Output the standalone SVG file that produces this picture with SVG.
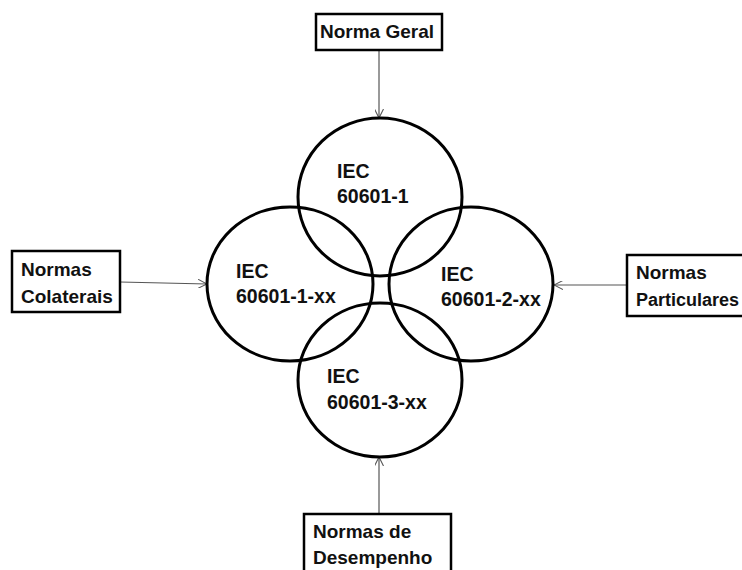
<svg xmlns="http://www.w3.org/2000/svg" width="742" height="570" viewBox="0 0 742 570">
<style>
.c{fill:none;stroke:#000;stroke-width:3}
.b{fill:#fff;stroke:#000;stroke-width:2.5}
.t{font-family:"Liberation Sans",Arial,sans-serif;font-weight:bold;font-size:19px;fill:#111}
.e{font-family:"Liberation Sans",Arial,sans-serif;font-weight:bold;font-size:19.5px;fill:#111}
.a{stroke:#555;stroke-width:1.2;fill:none;marker-end:url(#ah)}
</style>
<defs>
<marker id="ah" viewBox="0 0 10 10" refX="10" refY="5" markerWidth="9" markerHeight="9" markerUnits="userSpaceOnUse" orient="auto">
<path d="M0,0 L10,5 L0,10" fill="none" stroke="#555" stroke-width="1.2"/>
</marker>
</defs>
<rect width="742" height="570" fill="#fff"/>
<g id="connectors">
<line class="a" x1="379" y1="50" x2="379" y2="118"/>
<line class="a" x1="120" y1="282" x2="207" y2="284"/>
<line class="a" x1="627" y1="285" x2="554" y2="285"/>
<line class="a" x1="379" y1="514" x2="379" y2="457"/>
</g>
<g id="iec-60601-1">
<ellipse class="c" cx="380" cy="197" rx="82" ry="79"/>
<text class="e" x="337" y="178">IEC</text>
<text class="e" x="337" y="203">60601-1</text>
</g>
<g id="iec-60601-1-xx">
<ellipse class="c" cx="290" cy="284" rx="83" ry="77"/>
<text class="e" x="236" y="278">IEC</text>
<text class="e" x="236" y="303">60601-1-xx</text>
</g>
<g id="iec-60601-2-xx">
<ellipse class="c" cx="471" cy="284" rx="82" ry="77"/>
<text class="e" x="441" y="281">IEC</text>
<text class="e" x="441" y="306">60601-2-xx</text>
</g>
<g id="iec-60601-3-xx">
<ellipse class="c" cx="380" cy="380" rx="82" ry="77"/>
<text class="e" x="327" y="383">IEC</text>
<text class="e" x="327" y="409">60601-3-xx</text>
</g>
<g id="norma-geral">
<rect class="b" x="316" y="14" width="126" height="36"/>
<text class="t" x="320" y="38">Norma Geral</text>
</g>
<g id="normas-colaterais">
<rect class="b" x="12" y="251" width="108" height="61"/>
<text class="t" x="21" y="276">Normas</text>
<text class="t" x="21" y="303">Colaterais</text>
</g>
<g id="normas-particulares">
<rect class="b" x="627" y="255" width="130" height="61"/>
<text class="t" x="636" y="279">Normas</text>
<text class="t" x="636" y="306" style="font-size:18px">Particulares</text>
</g>
<g id="normas-desempenho">
<rect class="b" x="304" y="514" width="147" height="70"/>
<text class="t" x="313" y="538">Normas de</text>
<text class="t" x="313" y="564">Desempenho</text>
</g>
</svg>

— Prompt —
Copy the material shown above in full and exactly. Skip the pictures.

— Written response —
Output the standalone SVG file that produces this picture with SVG.
<svg xmlns="http://www.w3.org/2000/svg" width="742" height="570" viewBox="0 0 742 570">
<style>
.c{fill:none;stroke:#000;stroke-width:3}
.b{fill:#fff;stroke:#000;stroke-width:2.5}
.t{font-family:"Liberation Sans",Arial,sans-serif;font-weight:bold;font-size:19px;fill:#111}
.e{font-family:"Liberation Sans",Arial,sans-serif;font-weight:bold;font-size:19.5px;fill:#111}
.a{stroke:#555;stroke-width:1.2;fill:none;marker-end:url(#ah)}
</style>
<defs>
<marker id="ah" viewBox="0 0 10 10" refX="10" refY="5" markerWidth="9" markerHeight="9" markerUnits="userSpaceOnUse" orient="auto">
<path d="M0,0 L10,5 L0,10" fill="none" stroke="#555" stroke-width="1.2"/>
</marker>
</defs>
<rect width="742" height="570" fill="#fff"/>
<g id="connectors">
<line class="a" x1="379" y1="50" x2="379" y2="118"/>
<line class="a" x1="120" y1="282" x2="207" y2="284"/>
<line class="a" x1="627" y1="285" x2="554" y2="285"/>
<line class="a" x1="379" y1="514" x2="379" y2="457"/>
</g>
<g id="iec-60601-1">
<ellipse class="c" cx="380" cy="197" rx="82" ry="79"/>
<text class="e" x="337" y="178">IEC</text>
<text class="e" x="337" y="203">60601-1</text>
</g>
<g id="iec-60601-1-xx">
<ellipse class="c" cx="290" cy="284" rx="83" ry="77"/>
<text class="e" x="236" y="278">IEC</text>
<text class="e" x="236" y="303">60601-1-xx</text>
</g>
<g id="iec-60601-2-xx">
<ellipse class="c" cx="471" cy="284" rx="82" ry="77"/>
<text class="e" x="441" y="281">IEC</text>
<text class="e" x="441" y="306">60601-2-xx</text>
</g>
<g id="iec-60601-3-xx">
<ellipse class="c" cx="380" cy="380" rx="82" ry="77"/>
<text class="e" x="327" y="383">IEC</text>
<text class="e" x="327" y="409">60601-3-xx</text>
</g>
<g id="norma-geral">
<rect class="b" x="316" y="14" width="126" height="36"/>
<text class="t" x="320" y="38">Norma Geral</text>
</g>
<g id="normas-colaterais">
<rect class="b" x="12" y="251" width="108" height="61"/>
<text class="t" x="21" y="276">Normas</text>
<text class="t" x="21" y="303">Colaterais</text>
</g>
<g id="normas-particulares">
<rect class="b" x="627" y="255" width="130" height="61"/>
<text class="t" x="636" y="279">Normas</text>
<text class="t" x="636" y="306" style="font-size:18px">Particulares</text>
</g>
<g id="normas-desempenho">
<rect class="b" x="304" y="514" width="147" height="70"/>
<text class="t" x="313" y="538">Normas de</text>
<text class="t" x="313" y="564">Desempenho</text>
</g>
</svg>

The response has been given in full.